Write again exactly the lines in the listing below, starting at the line with "What D3.js code" and ending at the line with "const yRange = [17.95, 81.54];", both included. Pictures are not copied.

> Extracted records:
################
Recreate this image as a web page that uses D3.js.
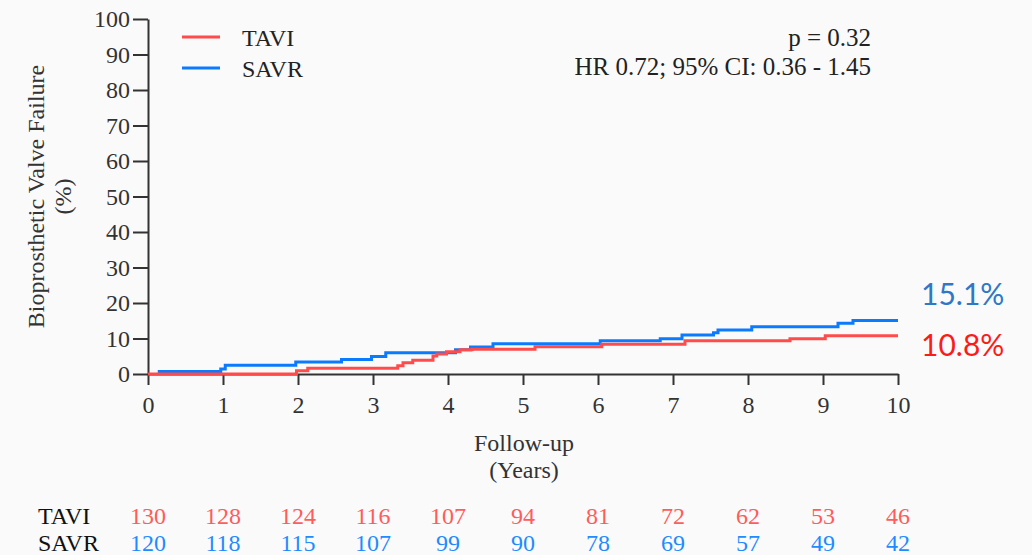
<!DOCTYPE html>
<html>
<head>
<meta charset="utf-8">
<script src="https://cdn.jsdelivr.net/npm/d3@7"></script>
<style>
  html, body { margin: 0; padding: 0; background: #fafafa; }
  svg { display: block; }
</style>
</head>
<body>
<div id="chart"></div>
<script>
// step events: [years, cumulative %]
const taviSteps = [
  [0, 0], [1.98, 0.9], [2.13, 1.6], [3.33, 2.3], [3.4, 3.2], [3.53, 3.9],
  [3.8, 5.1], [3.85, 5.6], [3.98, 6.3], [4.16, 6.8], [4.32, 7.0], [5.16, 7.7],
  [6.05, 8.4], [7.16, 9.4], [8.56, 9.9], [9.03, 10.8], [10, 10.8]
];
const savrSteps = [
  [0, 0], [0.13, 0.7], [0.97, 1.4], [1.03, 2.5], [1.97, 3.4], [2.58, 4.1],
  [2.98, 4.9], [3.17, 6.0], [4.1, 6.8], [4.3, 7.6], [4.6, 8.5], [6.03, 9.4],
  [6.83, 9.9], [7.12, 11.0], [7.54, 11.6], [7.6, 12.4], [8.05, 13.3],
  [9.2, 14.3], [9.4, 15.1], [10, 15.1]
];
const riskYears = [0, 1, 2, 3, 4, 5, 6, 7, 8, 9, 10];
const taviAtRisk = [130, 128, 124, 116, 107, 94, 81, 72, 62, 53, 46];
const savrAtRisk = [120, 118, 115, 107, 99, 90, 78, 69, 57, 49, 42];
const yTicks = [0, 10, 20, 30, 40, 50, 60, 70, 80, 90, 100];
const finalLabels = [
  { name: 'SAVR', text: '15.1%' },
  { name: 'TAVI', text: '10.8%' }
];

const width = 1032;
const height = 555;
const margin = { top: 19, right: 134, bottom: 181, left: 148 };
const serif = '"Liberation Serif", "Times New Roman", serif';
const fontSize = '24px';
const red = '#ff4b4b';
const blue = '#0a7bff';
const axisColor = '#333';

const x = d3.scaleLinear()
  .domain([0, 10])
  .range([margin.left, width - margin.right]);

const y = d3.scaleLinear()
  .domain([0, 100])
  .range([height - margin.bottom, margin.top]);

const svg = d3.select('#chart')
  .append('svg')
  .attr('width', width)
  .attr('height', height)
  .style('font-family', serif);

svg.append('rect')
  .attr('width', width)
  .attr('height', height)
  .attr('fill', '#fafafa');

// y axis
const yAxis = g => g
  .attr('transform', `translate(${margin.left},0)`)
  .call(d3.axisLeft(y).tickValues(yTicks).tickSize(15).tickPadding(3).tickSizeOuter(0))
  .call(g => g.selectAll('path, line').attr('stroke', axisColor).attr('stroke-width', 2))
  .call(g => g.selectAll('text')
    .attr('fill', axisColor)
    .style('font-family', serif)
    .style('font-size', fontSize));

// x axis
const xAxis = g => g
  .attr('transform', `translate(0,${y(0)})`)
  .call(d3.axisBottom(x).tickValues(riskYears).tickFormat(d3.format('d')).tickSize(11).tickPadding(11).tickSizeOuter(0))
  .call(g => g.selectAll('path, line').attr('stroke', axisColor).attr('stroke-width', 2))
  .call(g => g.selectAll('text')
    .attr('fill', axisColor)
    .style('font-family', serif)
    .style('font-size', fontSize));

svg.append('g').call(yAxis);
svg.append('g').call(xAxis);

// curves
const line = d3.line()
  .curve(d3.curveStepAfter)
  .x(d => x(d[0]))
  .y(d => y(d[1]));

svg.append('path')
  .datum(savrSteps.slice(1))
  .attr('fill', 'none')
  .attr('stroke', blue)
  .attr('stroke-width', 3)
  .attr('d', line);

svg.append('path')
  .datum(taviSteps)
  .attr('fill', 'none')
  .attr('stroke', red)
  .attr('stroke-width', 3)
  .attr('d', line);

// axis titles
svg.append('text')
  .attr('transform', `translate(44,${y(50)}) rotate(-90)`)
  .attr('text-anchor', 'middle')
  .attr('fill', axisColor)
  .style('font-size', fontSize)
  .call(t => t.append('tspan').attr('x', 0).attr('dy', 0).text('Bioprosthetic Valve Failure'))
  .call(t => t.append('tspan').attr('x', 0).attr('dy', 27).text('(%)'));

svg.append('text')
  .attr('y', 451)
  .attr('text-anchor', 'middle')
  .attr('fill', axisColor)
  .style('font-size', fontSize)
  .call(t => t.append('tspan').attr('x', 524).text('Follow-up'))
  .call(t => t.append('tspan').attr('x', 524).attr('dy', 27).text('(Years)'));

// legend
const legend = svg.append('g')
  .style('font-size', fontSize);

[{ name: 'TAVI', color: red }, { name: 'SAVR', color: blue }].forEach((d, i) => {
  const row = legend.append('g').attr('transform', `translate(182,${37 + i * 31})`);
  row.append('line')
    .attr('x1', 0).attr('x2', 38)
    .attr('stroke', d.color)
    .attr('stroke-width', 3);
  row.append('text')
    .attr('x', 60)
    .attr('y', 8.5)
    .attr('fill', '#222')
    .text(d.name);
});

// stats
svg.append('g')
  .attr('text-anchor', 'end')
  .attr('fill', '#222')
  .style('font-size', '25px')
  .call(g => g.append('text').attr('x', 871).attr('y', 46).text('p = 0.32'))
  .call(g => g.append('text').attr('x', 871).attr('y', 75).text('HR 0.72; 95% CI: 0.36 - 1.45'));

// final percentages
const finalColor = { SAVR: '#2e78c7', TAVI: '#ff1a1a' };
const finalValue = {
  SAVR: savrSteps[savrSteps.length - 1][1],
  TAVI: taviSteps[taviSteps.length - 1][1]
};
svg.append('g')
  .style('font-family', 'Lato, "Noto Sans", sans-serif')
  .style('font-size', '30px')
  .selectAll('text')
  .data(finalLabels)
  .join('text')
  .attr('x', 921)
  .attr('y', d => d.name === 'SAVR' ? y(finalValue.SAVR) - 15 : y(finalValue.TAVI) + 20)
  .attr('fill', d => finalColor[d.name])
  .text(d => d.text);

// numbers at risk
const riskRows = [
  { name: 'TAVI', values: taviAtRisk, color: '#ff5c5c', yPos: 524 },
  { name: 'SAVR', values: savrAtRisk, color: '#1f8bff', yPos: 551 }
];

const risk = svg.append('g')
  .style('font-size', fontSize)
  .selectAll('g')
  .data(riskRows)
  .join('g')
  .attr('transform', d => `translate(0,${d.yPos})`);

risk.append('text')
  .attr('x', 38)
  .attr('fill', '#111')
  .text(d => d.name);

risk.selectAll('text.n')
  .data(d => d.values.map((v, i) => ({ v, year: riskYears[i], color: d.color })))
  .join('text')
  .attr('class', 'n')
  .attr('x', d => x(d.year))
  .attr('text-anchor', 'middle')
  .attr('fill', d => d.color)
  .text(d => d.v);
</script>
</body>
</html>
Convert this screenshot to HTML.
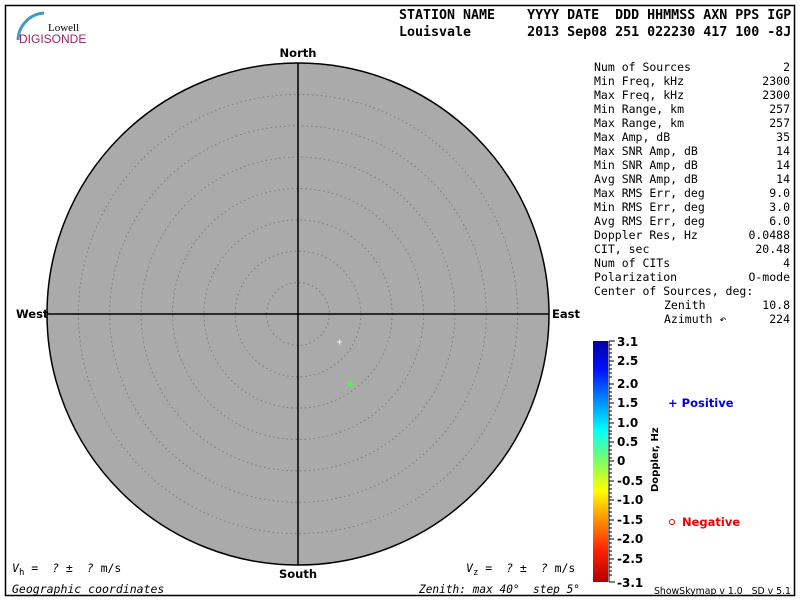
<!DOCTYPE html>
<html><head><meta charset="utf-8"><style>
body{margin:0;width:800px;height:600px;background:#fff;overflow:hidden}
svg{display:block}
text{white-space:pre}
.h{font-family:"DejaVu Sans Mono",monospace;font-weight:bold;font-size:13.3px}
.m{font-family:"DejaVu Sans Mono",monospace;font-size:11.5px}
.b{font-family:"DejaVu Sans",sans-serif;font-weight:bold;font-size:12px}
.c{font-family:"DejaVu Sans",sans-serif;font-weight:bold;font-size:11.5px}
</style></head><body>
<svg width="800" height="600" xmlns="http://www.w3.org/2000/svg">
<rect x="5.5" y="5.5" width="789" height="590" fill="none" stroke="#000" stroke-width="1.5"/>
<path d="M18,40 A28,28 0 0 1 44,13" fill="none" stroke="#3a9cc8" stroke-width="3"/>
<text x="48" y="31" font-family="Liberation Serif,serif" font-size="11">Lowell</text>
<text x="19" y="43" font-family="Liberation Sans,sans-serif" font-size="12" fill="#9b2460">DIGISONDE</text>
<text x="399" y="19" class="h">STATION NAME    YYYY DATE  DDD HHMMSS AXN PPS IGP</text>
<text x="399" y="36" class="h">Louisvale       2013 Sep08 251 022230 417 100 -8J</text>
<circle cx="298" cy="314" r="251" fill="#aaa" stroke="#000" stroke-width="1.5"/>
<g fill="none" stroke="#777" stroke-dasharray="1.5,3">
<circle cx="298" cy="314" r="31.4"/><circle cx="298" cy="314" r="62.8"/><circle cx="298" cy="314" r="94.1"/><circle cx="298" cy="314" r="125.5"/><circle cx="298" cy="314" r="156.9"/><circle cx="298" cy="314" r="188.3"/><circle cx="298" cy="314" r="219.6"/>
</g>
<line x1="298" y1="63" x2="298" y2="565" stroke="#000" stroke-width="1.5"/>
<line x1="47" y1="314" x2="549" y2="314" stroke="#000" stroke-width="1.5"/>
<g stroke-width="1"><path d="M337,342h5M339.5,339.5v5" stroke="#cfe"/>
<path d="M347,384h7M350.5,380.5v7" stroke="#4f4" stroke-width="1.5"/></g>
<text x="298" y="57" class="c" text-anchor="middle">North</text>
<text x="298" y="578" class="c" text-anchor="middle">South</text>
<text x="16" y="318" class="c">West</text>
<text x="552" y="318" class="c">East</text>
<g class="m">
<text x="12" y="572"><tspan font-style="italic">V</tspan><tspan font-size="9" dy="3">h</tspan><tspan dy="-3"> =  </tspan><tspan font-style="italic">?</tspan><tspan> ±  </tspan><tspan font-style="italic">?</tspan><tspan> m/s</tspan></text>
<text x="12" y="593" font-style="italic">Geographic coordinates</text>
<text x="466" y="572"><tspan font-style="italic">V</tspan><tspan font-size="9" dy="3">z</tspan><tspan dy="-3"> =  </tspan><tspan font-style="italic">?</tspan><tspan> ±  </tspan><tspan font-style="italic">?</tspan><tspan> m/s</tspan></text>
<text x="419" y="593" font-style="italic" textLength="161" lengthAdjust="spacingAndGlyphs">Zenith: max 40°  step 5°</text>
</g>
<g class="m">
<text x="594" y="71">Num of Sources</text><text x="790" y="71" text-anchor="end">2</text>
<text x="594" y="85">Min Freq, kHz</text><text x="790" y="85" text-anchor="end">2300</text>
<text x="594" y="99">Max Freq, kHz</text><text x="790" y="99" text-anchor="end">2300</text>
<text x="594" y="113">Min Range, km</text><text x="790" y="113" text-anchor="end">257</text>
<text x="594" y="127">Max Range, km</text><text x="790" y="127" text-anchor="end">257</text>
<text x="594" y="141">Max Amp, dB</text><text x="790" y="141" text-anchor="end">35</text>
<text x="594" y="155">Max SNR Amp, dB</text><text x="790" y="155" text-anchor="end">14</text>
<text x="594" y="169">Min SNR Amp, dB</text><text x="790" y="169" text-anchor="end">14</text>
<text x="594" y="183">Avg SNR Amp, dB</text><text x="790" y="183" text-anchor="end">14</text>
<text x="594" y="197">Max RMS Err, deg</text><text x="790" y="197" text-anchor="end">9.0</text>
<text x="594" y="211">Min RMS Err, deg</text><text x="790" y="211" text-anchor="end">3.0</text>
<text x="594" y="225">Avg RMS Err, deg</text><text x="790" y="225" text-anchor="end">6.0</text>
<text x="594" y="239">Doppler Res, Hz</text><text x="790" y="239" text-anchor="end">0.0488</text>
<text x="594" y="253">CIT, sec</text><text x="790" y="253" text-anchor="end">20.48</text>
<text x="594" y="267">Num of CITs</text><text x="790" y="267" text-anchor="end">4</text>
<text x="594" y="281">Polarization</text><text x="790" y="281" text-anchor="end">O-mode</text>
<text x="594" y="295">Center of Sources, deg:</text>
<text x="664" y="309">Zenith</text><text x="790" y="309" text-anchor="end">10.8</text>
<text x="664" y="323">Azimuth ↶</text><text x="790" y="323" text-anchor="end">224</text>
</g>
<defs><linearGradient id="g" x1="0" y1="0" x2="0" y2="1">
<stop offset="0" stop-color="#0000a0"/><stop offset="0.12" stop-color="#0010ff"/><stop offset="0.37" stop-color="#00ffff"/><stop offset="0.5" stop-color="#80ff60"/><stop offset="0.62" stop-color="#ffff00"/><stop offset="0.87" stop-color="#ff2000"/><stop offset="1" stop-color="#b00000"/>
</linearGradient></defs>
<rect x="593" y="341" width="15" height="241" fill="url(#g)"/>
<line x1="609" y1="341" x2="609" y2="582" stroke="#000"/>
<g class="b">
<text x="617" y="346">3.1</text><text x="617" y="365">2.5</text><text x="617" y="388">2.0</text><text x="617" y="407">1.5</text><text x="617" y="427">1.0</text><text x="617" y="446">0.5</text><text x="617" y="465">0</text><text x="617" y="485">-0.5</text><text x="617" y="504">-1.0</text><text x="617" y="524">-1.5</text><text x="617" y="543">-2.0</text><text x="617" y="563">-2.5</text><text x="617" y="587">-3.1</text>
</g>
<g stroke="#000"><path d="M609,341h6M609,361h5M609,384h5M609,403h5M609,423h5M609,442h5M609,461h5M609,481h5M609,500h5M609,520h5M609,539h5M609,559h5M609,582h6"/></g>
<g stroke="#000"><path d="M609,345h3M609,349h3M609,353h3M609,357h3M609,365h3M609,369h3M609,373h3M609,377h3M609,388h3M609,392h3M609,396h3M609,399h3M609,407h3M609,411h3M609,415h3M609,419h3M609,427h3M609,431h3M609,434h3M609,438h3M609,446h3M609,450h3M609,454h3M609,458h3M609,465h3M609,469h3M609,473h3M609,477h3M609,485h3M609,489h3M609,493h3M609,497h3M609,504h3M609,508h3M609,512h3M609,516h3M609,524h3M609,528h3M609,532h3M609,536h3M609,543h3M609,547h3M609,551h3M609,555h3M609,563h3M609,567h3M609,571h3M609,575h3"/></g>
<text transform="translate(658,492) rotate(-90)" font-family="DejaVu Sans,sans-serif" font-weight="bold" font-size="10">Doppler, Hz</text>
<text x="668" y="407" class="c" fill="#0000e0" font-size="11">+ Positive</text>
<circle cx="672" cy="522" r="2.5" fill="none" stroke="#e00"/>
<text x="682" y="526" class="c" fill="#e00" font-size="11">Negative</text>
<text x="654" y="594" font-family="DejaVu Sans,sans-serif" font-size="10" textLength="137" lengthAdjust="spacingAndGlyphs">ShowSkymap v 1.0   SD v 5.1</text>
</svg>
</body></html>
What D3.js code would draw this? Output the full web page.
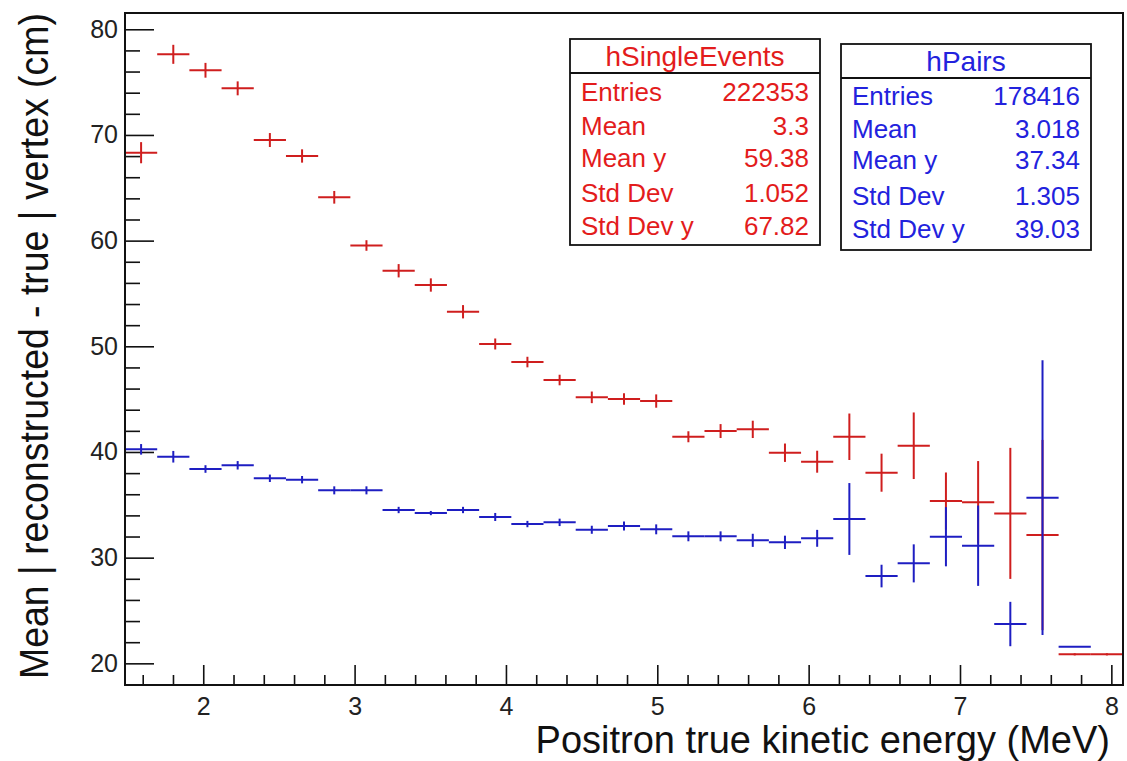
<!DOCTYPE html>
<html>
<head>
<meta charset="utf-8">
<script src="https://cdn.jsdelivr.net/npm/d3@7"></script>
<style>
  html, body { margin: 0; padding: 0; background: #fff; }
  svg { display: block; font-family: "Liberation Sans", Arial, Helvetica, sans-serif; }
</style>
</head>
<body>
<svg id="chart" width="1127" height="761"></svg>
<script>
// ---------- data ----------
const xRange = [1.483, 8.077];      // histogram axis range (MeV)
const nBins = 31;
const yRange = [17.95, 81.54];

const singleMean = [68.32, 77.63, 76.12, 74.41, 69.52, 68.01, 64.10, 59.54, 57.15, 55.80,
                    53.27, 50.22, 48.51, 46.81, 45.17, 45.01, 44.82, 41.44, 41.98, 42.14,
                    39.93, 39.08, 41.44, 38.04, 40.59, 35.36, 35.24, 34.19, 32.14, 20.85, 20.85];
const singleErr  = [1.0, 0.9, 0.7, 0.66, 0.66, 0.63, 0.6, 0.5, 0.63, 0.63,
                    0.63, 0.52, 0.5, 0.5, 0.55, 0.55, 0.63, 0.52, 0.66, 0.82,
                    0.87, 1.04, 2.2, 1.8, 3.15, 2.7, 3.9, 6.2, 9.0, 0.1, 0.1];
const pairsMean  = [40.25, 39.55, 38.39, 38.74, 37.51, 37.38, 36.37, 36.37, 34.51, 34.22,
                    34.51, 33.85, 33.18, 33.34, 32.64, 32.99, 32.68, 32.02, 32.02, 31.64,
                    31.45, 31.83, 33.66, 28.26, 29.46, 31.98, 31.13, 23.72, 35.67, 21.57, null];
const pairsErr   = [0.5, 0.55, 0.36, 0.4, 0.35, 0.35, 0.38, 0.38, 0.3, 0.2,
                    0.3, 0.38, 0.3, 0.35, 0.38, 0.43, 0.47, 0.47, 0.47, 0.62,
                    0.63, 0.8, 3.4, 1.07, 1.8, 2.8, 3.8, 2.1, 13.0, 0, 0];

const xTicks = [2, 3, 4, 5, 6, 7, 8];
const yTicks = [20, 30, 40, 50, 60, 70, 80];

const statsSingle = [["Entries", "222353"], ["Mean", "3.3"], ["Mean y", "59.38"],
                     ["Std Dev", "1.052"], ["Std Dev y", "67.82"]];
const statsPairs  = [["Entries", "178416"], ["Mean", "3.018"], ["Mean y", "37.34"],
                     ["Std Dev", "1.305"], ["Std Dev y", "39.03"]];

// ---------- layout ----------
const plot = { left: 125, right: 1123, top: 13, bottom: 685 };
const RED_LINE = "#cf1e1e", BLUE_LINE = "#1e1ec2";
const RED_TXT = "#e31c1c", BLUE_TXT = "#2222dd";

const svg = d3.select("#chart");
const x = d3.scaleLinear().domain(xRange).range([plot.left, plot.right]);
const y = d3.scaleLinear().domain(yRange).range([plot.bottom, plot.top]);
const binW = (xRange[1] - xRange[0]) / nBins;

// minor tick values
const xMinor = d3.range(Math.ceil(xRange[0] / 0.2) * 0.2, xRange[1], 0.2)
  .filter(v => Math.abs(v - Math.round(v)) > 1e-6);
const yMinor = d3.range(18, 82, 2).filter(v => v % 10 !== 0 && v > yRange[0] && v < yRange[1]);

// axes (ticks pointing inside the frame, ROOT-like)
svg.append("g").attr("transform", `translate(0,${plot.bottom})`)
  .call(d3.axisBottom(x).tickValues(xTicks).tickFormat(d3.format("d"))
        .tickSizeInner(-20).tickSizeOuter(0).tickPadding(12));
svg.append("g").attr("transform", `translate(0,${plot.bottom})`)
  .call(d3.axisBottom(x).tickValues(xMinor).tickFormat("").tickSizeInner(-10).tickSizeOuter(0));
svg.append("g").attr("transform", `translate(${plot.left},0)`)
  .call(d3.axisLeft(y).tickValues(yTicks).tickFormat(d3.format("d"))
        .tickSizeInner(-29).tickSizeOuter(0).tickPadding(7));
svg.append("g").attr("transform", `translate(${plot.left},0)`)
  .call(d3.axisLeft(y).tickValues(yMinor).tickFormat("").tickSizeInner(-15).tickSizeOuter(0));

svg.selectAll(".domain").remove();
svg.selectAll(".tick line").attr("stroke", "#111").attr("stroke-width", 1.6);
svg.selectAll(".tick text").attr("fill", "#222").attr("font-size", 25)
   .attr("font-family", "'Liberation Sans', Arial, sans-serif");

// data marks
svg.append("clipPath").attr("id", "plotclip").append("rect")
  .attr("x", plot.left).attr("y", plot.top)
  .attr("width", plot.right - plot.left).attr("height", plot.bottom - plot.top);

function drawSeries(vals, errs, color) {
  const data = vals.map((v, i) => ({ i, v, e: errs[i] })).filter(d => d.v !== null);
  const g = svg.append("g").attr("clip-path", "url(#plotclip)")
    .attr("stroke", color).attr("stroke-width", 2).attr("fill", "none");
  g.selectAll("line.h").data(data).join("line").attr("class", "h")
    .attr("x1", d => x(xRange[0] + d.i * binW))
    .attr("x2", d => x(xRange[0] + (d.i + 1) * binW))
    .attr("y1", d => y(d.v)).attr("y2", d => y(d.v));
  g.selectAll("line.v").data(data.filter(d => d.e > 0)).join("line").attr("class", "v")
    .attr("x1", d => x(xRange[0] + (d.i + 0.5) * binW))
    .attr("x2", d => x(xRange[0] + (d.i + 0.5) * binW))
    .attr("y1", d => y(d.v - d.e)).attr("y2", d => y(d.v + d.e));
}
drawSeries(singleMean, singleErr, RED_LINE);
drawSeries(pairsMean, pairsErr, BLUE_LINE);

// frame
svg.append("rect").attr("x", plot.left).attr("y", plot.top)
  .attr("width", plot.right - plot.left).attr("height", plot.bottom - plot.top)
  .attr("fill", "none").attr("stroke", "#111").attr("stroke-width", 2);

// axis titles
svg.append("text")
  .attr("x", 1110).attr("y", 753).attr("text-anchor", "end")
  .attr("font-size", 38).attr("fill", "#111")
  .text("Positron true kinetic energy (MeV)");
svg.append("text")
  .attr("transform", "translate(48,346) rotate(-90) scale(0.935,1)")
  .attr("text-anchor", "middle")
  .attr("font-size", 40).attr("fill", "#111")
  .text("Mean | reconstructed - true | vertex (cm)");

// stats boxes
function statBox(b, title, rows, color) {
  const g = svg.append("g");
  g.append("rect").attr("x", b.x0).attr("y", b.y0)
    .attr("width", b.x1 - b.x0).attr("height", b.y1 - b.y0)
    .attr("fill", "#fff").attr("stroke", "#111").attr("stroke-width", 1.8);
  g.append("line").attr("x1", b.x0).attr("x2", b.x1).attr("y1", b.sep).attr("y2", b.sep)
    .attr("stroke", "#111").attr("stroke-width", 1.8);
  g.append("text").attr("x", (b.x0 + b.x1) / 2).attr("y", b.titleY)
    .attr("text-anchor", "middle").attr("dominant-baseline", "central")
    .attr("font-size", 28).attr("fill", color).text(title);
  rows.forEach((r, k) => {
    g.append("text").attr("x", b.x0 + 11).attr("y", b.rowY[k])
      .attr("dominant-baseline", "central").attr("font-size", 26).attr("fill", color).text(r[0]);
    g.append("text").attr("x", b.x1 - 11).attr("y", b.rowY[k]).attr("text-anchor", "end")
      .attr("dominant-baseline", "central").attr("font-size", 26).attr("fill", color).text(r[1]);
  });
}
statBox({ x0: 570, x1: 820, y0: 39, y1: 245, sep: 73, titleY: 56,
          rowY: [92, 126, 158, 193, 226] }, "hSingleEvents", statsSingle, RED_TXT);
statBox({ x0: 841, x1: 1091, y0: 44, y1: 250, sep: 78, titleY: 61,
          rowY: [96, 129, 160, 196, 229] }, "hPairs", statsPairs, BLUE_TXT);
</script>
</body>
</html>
################
> Finished exercise:
What D3.js code would draw this? Output the full web page.
<!DOCTYPE html>
<html>
<head>
<meta charset="utf-8">
<script src="https://cdn.jsdelivr.net/npm/d3@7"></script>
<style>
  html, body { margin: 0; padding: 0; background: #fff; }
  svg { display: block; font-family: "Liberation Sans", Arial, Helvetica, sans-serif; }
</style>
</head>
<body>
<svg id="chart" width="1127" height="761"></svg>
<script>
// ---------- data ----------
const xRange = [1.483, 8.077];      // histogram axis range (MeV)
const nBins = 31;
const yRange = [17.95, 81.54];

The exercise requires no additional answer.